2.06.2006

Co-op Member Owners gets Op-Ed published

Co-op Member-Owner Dawn Ashbridge had this letter published in The Post Standard:

Thanks Dawn!

Post-Standard Letter
Monday, February 06, 2006
To the Editor:

Recently, The Post-Standard did a small article highlighting Consumer Reports' investigation into whether organic food is worth the higher financial price.

Organic has, in fact, become a buzzword these days. Even places like Aldi's and Wal Mart have jumped on the organic bandwagon carrying products like "organic" milk.

Once these companies realized that there was a consumer demand for organic products, a demand that warrants consumers to pay a higher price, a market was created for them.

Of course, every consumer wants to get the best price they can whether we are purchasing organic items or "conventional" (i.e., not organic).

This brings me to my point. I had the pleasure of attending the recent Northeast Organic Farmer's Association of New York (NOFA-NY) conference at the Holiday Inn in Liverpool and I walked away with a new understanding what "organic" really means.

Seeing this vast number of farmers all come together for the cause of organic was interesting to me. Why are they farming "organically"? Why are many of them taking a loss year in and year out?

Why the back-breaking labor when large-scale farms both within the United States and abroad are producing food on a much grander scale? Well, they told me why.

Organic, despite what I believed, does not simply mean growing without pesticides. Organic was founded years ago as an ethic. An ethic with roots deeper than conventional, profit-driven agriculture. Organic does mean not using chemical pesticides on crops, but it is more than that.

It is a reverence for the land and a commitment to health - the health of the soil, the health of the workers, the health of the families that the farmer feeds, the health of future generations - both human and otherwise. It is environmental stewardship in every facet of the term.

Organic means paying farm workers a wage that they can live on, even if it cuts into the profits that the farmer takes home. Organic means social justice and every person's right to be able to support themselves, while doing honest work.

Organic means local food for local people, and not using limited fossil fuels to ship products from across the United States, or farther, like Mexico and New Zealand. Organic means lower pollution, not pre-packaged produce in the grocery store that is laid on a Styrofoam tray and shrink-wrapped in plastic.

No, despite the labeling out there, none of this is organic. And all of it weighs heavy on the hearts of the farmers that I met at the conference.

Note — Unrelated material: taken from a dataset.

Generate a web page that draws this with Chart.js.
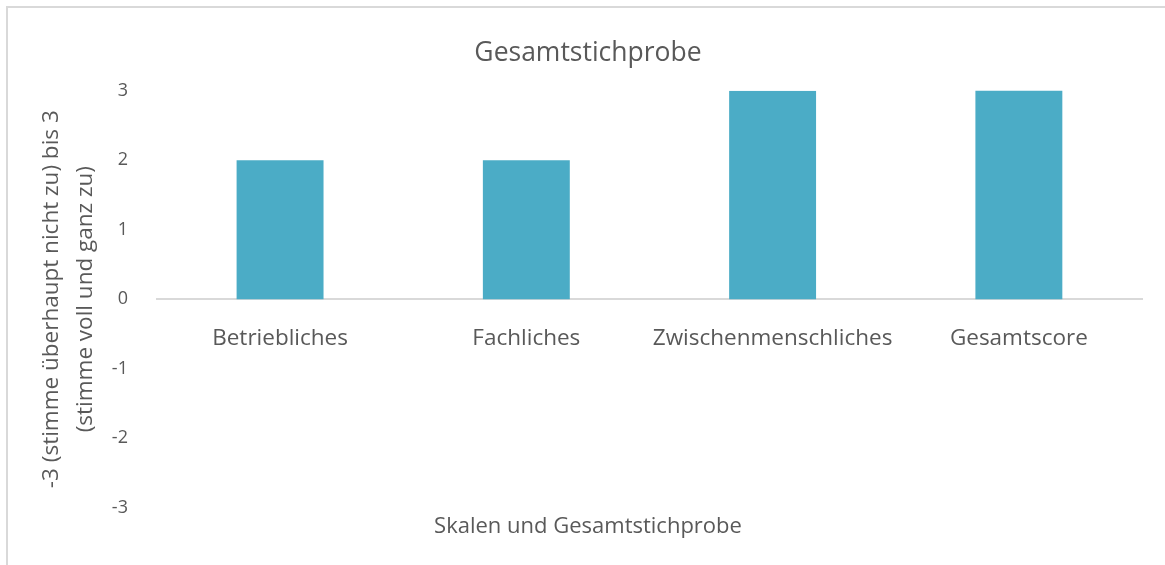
<!DOCTYPE html>
<html>
<head>
<meta charset="utf-8">
<script src="https://cdn.jsdelivr.net/npm/chart.js@4.4.1/dist/chart.umd.min.js"></script>
<style>
    html, body { margin: 0; padding: 0; background: #fff; overflow: hidden; }
    #frame { position: absolute; left: 6px; top: 6px; width: 1300px; height: 700px; border: 2px solid #d9d9d9; }
    #wrap { position: absolute; left: 0; top: 0; width: 1165px; height: 565px; }
</style>
</head>
<body>
<div id="frame"></div>
<div id="wrap"><canvas id="chart"></canvas></div>
<script>
var CATEGORIES = ['Betriebliches', 'Fachliches', 'Zwischenmenschliches', 'Gesamtscore'];
var VALUES = [2.0, 2.0, 3.0, 3.01];
var Y_MIN = -3, Y_MAX = 3, Y_STEP = 1;
var TITLE = 'Gesamtstichprobe';
var X_TITLE = 'Skalen und Gesamtstichprobe';
var Y_TITLE = ['-3 (stimme überhaupt nicht zu) bis 3', '(stimme voll und ganz zu)'];

var TEXT = '#595959';
var FONT = "'Open Sans', 'Noto Sans', sans-serif";

new Chart(document.getElementById('chart'), {
    type: 'bar',
    data: {
        labels: CATEGORIES,
        datasets: [{ data: VALUES, backgroundColor: '#4bacc6', borderWidth: 0,
            categoryPercentage: 1, barPercentage: 0.353 }]
    },
    options: {
        responsive: true, maintainAspectRatio: false, animation: false,
        layout: { padding: { left: 34, right: 23, top: 0, bottom: 0 } },
        plugins: {
            legend: { display: false },
            tooltip: { enabled: false },
            title: { display: true, text: TITLE, color: TEXT,
                font: { family: FONT, size: 26.5, weight: 'normal' }, padding: { top: 38, bottom: 21 } },
            subtitle: { display: true, position: 'bottom', text: X_TITLE, color: TEXT,
                font: { family: FONT, size: 22 }, padding: { top: 6, bottom: 25 } }
        },
        scales: {
            x: {
                position: { y: 0 },
                grid: { display: false },
                border: { display: true, color: '#d9d9d9', width: 2 },
                ticks: { color: TEXT, font: { family: FONT, size: 22.5 }, padding: 18, maxRotation: 0 }
            },
            y: {
                min: Y_MIN, max: Y_MAX,
                grid: { display: false },
                border: { display: false },
                ticks: { stepSize: Y_STEP, color: TEXT, font: { family: FONT, size: 18 }, padding: 21 },
                title: { display: true, text: Y_TITLE, color: TEXT,
                    font: { family: FONT, size: 22.5, lineHeight: 1.53 }, padding: { top: 0, bottom: -12 } }
            }
        }
    }
});
</script>
</body>
</html>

These are people who put their souls into the ground and grow the life on which we feed. I know my farmer. I looked him in the face and told him that I was proud that he grows my food. I'm thankful that his ethics feed my young daughter, so young and so vulnerable.

Sadly, though, our tax dollars are providing huge subsidies for farmers to grow large, monoculture crops. Monoculture means they grow one thing - literally; all other ecosystem life dies.

This is completely unsustainable. Why do they do this? Because the chemical manufacturers want our growers to become increasingly more reliant on their chemical pesticides. We, the taxpayers are forced to fund this because Monsanto and other large chemical companies have strong lobbies in Congress.

On guard, folks. Food has become political and our choices at the store are our strongest voice. It may be more expensive to buy organic food - true organic food, but what is the dire cost otherwise?

Shop your local farms; shop your coops like the Syracuse Real Food Coop, which is also ethics-driven and not profit-driven.

Let's take back our food. For more information on Communty Supported Agriculture, go to www.localharvest.org and search for CSAs around Syracuse.

Dawn Ashbridge

Liverpool

2 comments:

Jennifer said...

What a great piece! This is the kind of piece that should be running as editorial content and not just on the Op-Ed page. Thanks Dawn!

Dawn Ashbridge said...

I would encourage everyone who wants to promote local, sustainable agriculture to write into the Post Standard and comment on my piece. It's about time we took back control of our food and halted the marketing of "organic" by big agri-business. We CAN vote with our dollars!!